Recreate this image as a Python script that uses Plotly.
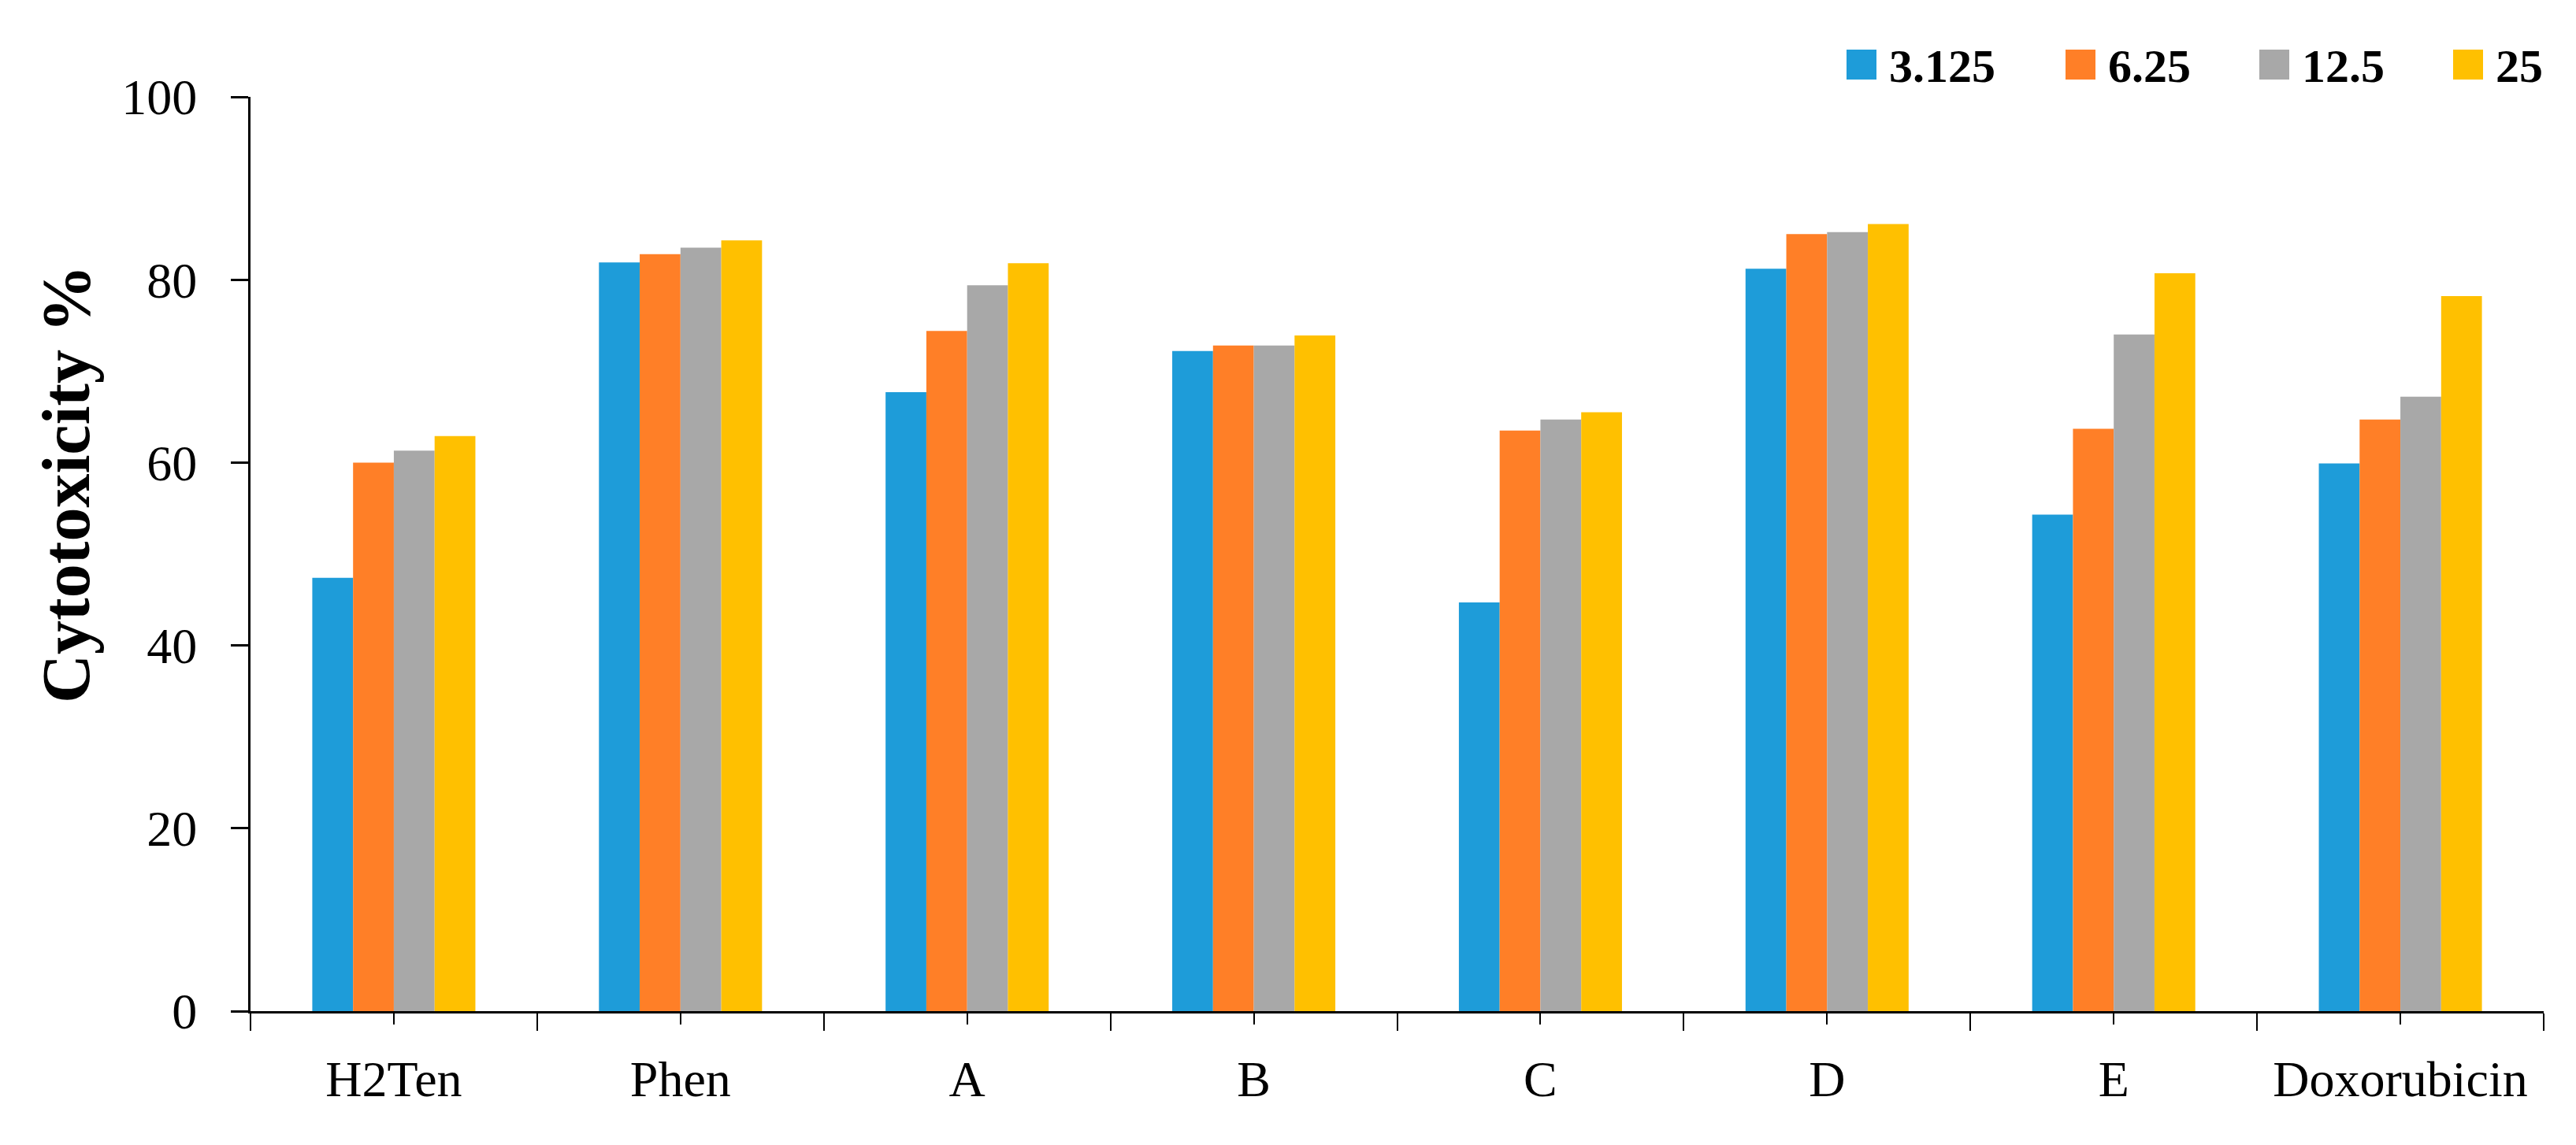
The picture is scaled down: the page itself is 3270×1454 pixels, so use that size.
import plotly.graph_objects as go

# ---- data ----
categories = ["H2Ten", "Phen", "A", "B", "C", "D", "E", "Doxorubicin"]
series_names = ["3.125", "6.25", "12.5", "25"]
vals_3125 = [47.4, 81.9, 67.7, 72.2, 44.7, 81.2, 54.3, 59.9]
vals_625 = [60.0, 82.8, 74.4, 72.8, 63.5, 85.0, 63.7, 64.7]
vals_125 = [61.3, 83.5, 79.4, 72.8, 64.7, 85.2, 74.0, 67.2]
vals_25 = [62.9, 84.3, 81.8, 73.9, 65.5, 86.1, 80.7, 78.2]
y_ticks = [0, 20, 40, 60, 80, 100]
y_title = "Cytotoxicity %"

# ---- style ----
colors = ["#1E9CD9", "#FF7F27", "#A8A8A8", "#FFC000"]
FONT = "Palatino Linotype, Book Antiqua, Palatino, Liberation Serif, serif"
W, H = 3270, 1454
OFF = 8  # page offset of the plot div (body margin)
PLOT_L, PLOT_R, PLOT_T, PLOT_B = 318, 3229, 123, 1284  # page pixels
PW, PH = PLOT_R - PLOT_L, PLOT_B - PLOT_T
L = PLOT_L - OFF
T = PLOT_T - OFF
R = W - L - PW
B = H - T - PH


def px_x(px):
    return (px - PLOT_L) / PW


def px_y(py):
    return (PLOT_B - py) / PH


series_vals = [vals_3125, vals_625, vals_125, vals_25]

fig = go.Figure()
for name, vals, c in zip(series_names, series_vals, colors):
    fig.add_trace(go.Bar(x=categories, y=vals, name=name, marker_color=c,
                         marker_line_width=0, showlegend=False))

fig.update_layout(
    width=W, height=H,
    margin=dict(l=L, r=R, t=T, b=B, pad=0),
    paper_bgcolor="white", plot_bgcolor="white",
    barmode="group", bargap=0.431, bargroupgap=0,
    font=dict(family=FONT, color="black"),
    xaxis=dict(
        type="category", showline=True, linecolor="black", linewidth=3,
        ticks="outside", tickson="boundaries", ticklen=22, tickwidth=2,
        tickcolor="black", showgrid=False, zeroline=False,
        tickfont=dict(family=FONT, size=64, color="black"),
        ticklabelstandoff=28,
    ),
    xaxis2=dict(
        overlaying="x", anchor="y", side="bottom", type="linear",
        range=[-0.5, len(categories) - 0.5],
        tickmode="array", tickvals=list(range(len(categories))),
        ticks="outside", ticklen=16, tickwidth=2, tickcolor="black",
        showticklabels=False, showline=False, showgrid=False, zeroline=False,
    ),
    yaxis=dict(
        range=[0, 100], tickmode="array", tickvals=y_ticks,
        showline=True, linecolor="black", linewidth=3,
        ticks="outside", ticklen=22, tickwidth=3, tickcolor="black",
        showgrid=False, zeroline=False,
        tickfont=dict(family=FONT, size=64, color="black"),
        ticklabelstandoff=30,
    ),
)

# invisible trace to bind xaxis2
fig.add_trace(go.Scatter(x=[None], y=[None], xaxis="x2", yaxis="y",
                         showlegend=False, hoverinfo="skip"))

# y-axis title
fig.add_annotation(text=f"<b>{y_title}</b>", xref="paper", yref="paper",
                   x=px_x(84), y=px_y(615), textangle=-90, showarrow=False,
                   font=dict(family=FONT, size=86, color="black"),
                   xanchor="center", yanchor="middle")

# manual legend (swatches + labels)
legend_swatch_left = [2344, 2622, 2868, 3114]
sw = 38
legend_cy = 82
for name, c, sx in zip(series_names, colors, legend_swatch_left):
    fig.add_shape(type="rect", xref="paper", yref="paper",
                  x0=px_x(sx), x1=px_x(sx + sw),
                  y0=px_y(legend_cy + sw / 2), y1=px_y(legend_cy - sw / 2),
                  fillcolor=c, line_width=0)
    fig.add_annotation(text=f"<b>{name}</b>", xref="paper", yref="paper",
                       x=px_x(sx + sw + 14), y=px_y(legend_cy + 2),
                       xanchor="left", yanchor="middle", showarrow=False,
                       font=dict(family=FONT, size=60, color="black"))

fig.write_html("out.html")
---+---
→ Exercise description
Make an exact copy of the lines from the top of the material through the line with "marker_line_width=0, showlegend=False))", pictures excluded.

→ Result of the exercise
Recreate this image as a Python script that uses Plotly.
The picture is scaled down: the page itself is 3270×1454 pixels, so use that size.
import plotly.graph_objects as go

# ---- data ----
categories = ["H2Ten", "Phen", "A", "B", "C", "D", "E", "Doxorubicin"]
series_names = ["3.125", "6.25", "12.5", "25"]
vals_3125 = [47.4, 81.9, 67.7, 72.2, 44.7, 81.2, 54.3, 59.9]
vals_625 = [60.0, 82.8, 74.4, 72.8, 63.5, 85.0, 63.7, 64.7]
vals_125 = [61.3, 83.5, 79.4, 72.8, 64.7, 85.2, 74.0, 67.2]
vals_25 = [62.9, 84.3, 81.8, 73.9, 65.5, 86.1, 80.7, 78.2]
y_ticks = [0, 20, 40, 60, 80, 100]
y_title = "Cytotoxicity %"

# ---- style ----
colors = ["#1E9CD9", "#FF7F27", "#A8A8A8", "#FFC000"]
FONT = "Palatino Linotype, Book Antiqua, Palatino, Liberation Serif, serif"
W, H = 3270, 1454
OFF = 8  # page offset of the plot div (body margin)
PLOT_L, PLOT_R, PLOT_T, PLOT_B = 318, 3229, 123, 1284  # page pixels
PW, PH = PLOT_R - PLOT_L, PLOT_B - PLOT_T
L = PLOT_L - OFF
T = PLOT_T - OFF
R = W - L - PW
B = H - T - PH


def px_x(px):
    return (px - PLOT_L) / PW


def px_y(py):
    return (PLOT_B - py) / PH


series_vals = [vals_3125, vals_625, vals_125, vals_25]

fig = go.Figure()
for name, vals, c in zip(series_names, series_vals, colors):
    fig.add_trace(go.Bar(x=categories, y=vals, name=name, marker_color=c,
                         marker_line_width=0, showlegend=False))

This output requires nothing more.